Cuba paid more than 1.4 billion dollars in soy components between 2014 and 2018, which represents the largest expense in terms of animal feed imports, reported the Agencia Cubana de Noticias news agency.
Experts in the field presented a program that plans to increase the land for soybean cultivation to 100,000 hectares within five years, which would allow covering 100% of the oil consumed on the island, and around 25 percent of what is necessary for animal feed.
“The country has to produce its animal feed, and if soy is one of its main components, then we have to produce more,” Cuban President Miguel Díaz-Canel said this Saturday during the meeting with scientists and producers involved in the project.

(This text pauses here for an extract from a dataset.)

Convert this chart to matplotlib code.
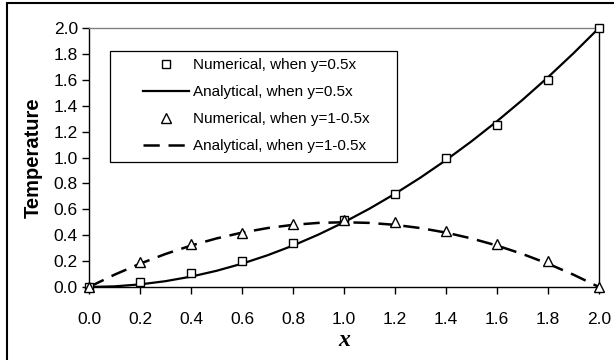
import matplotlib.pyplot as plt
from matplotlib.patches import Rectangle

# numerical results
x_num = [0.0, 0.2, 0.4, 0.6, 0.8, 1.0, 1.2, 1.4, 1.6, 1.8, 2.0]
t_num_a = [0.0, 0.04, 0.11, 0.20, 0.34, 0.52, 0.72, 1.0, 1.25, 1.6, 2.0]
t_num_b = [0.0, 0.19, 0.33, 0.42, 0.49, 0.52, 0.50, 0.43, 0.33, 0.20, 0.0]

# analytical curves
x_an = [0.0, 0.1, 0.2, 0.3, 0.4, 0.5, 0.6, 0.7, 0.8, 0.9, 1.0,
        1.1, 1.2, 1.3, 1.4, 1.5, 1.6, 1.7, 1.8, 1.9, 2.0]
t_an_a = [0.0, 0.005, 0.02, 0.045, 0.08, 0.125, 0.18, 0.245, 0.32, 0.405, 0.5,
          0.605, 0.72, 0.845, 0.98, 1.125, 1.28, 1.445, 1.62, 1.805, 2.0]
t_an_b = [0.0, 0.095, 0.18, 0.255, 0.32, 0.375, 0.42, 0.455, 0.48, 0.495, 0.5,
          0.495, 0.48, 0.455, 0.42, 0.375, 0.32, 0.255, 0.18, 0.095, 0.0]

x_ticks = [0.0, 0.2, 0.4, 0.6, 0.8, 1.0, 1.2, 1.4, 1.6, 1.8, 2.0]
y_ticks = [0.0, 0.2, 0.4, 0.6, 0.8, 1.0, 1.2, 1.4, 1.6, 1.8, 2.0]

plt.rcParams['font.family'] = ['Liberation Sans', 'DejaVu Sans']

W, H = 614, 360
fig = plt.figure(figsize=(W / 100, H / 100), dpi=100)
ax = fig.add_axes([89 / W, 1 - 287 / H, 510 / W, 259 / H])

ax.plot(x_num, t_num_a, linestyle='none', marker='s', markersize=6,
        markerfacecolor='white', markeredgecolor='black', markeredgewidth=1,
        label='Numerical, when y=0.5x', zorder=4, clip_on=False)
ax.plot(x_an, t_an_a, color='black', linewidth=1.6,
        label='Analytical, when y=0.5x', zorder=3)
ax.plot(x_num, t_num_b, linestyle='none', marker='^', markersize=7,
        markerfacecolor='white', markeredgecolor='black', markeredgewidth=1,
        label='Numerical, when y=1-0.5x', zorder=4, clip_on=False)
ax.plot(x_an, t_an_b, color='black', linewidth=1.8, dashes=(6.5, 3.5),
        label='Analytical, when y=1-0.5x', zorder=3)

ax.set_xlim(0, 2)
ax.set_ylim(0, 2)
ax.set_xticks(x_ticks)
ax.set_yticks(y_ticks)
ax.set_xticklabels([f'{v:.1f}' for v in x_ticks])
ax.set_yticklabels([f'{v:.1f}' for v in y_ticks])
ax.tick_params(direction='out', length=5, width=1, labelsize=12.5, color='black')
ax.tick_params(axis='x', pad=13)
ax.tick_params(axis='y', pad=3)

ax.spines['top'].set_color('#808080')
for s in ['left', 'bottom', 'right']:
    ax.spines[s].set_color('black')
for s in ax.spines.values():
    s.set_linewidth(1)

ax.set_ylabel('Temperature', fontsize=14.5, fontweight='bold', labelpad=8)
ax.set_xlabel('x', fontsize=17, fontweight='bold', style='italic',
              family='Liberation Serif', labelpad=2)

# legend without its own frame; the frame is drawn separately below
leg = ax.legend(loc='upper left', bbox_to_anchor=((143 - 89) / 510, (287 - 58) / 259),
                frameon=False, fontsize=11, handlelength=3.0,
                handletextpad=0.25, labelspacing=0.86, borderpad=0,
                borderaxespad=0)
ax.add_patch(Rectangle(((110 - 89) / 510, (287 - 162) / 259),
                       (397 - 110) / 510, (162 - 51) / 259,
                       transform=ax.transAxes, fill=False,
                       edgecolor='black', linewidth=0.9, zorder=5))

# outer chart border
fig.patches.append(Rectangle((7 / W, -0.05), 1.1, 1 - 3 / H + 0.05,
                             transform=fig.transFigure, fill=False,
                             edgecolor='black', linewidth=1.5))

fig.savefig('out.png', dpi=100)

The objective of the innovation presented to the government is to achieve the sustainable production of soy with productive potential and nutritional quality for livestock feed at a local level, the source said.
The program would solve the problem of supply of protein destined for pig feeding in Cuba.

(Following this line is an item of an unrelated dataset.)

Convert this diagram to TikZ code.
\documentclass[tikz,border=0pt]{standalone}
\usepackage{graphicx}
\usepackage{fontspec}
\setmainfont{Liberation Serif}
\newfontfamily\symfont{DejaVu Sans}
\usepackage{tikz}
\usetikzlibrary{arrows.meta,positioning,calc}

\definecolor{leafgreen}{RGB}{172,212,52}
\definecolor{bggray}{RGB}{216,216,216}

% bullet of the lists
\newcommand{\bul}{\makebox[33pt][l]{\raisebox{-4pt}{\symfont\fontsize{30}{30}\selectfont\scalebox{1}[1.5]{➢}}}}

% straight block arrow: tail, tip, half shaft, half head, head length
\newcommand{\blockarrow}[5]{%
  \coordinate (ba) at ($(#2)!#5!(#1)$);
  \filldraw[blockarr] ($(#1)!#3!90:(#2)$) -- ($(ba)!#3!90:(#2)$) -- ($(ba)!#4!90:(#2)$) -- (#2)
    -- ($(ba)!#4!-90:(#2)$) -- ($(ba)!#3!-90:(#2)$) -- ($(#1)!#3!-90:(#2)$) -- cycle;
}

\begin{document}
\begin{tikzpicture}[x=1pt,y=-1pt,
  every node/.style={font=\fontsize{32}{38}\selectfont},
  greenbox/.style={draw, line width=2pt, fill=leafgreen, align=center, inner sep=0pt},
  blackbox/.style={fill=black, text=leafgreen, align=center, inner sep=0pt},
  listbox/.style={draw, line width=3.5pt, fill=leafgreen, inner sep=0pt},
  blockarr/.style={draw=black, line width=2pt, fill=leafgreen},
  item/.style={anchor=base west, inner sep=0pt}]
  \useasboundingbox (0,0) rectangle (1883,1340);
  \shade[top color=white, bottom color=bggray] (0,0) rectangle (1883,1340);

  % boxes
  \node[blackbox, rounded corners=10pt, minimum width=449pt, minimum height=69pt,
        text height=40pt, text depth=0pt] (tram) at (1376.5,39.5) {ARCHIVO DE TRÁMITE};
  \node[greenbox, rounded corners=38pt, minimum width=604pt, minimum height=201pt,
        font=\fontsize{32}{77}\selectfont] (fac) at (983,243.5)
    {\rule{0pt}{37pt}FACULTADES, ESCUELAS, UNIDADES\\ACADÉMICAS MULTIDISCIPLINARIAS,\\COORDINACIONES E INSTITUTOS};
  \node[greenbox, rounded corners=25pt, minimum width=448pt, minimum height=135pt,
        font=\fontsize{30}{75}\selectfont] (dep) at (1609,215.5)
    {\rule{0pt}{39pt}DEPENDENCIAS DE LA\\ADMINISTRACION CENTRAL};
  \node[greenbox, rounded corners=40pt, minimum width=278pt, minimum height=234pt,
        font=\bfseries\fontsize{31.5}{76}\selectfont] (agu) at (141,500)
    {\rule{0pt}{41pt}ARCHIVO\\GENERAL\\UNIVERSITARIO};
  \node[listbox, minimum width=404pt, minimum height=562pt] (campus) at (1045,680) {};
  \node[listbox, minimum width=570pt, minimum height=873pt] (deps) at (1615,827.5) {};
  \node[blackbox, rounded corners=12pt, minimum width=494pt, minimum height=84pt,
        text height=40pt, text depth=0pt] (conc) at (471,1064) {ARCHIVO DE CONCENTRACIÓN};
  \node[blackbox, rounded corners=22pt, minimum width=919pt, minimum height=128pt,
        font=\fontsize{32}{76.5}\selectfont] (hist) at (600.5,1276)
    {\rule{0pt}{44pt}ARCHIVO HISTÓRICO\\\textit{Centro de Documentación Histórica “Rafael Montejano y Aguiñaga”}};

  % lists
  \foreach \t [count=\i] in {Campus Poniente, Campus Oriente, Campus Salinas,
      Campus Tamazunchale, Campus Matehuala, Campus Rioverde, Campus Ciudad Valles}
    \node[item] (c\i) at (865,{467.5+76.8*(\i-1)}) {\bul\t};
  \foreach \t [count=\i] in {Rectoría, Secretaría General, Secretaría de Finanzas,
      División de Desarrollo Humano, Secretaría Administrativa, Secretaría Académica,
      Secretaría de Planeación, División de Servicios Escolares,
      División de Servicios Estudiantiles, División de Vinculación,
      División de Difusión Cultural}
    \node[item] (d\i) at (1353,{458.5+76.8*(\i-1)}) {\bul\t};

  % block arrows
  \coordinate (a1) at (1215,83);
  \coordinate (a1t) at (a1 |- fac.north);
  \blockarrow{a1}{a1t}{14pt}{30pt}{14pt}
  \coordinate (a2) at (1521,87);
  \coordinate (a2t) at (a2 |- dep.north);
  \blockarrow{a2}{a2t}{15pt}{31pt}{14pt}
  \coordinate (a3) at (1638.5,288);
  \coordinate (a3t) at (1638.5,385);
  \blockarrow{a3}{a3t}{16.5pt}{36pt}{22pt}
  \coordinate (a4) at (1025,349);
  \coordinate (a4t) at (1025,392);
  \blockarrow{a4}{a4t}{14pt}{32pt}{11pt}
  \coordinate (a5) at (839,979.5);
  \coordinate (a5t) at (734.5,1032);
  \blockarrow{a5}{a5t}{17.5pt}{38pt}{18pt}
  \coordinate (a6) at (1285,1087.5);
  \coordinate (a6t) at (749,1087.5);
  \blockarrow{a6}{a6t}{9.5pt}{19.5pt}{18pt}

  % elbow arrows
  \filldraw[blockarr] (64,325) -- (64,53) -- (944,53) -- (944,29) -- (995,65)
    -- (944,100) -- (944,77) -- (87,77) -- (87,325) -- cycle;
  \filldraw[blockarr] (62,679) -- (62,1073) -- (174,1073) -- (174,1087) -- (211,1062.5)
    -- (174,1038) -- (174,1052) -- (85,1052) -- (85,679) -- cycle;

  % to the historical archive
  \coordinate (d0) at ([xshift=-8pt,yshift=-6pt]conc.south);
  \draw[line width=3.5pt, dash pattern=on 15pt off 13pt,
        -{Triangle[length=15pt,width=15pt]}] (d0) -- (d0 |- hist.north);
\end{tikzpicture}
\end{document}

During the meeting, Dr. Rodolfo Ortiz explained that the cultivation of this grain on the island is very limited, since it is only planted by small and medium producers and the Cubasoy company, which has managed to sow more than 2,000 hectares a year.
Experts assure that the country has all the conditions to expand these productions, but it needs innovations to obtain suitable varieties, seeds, fertilizers and pesticides.
They also proposed to install small grain processing plants and oil extractors to increase the local production of concentrates for animals and edible oil for the population.
In the midst of an economic crisis aggravated by the coronavirus pandemic and the increase in U.S. sanctions, Cuba approved a Food Sovereignty and Nutritional Security National Plan and one of its priority objectives is: “to facilitate the organization of local, sovereign and sustainable food systems that integrate the production, transformation, commercialization and consumption of food and that must produce decisive synergies with territorial development strategies.”
However, the island dedicated just 5% of its investments to agriculture in 2019, economist Pedro Monreal warned in August, citing data from the Statistical Yearbook published by the National Office of Statistics and Information (ONEI).
“The vulnerabilities of Cuba’s economic structure, aggravated by the recent crisis associated with the pandemic, imposes an urgent review of investments,” Monreal wrote.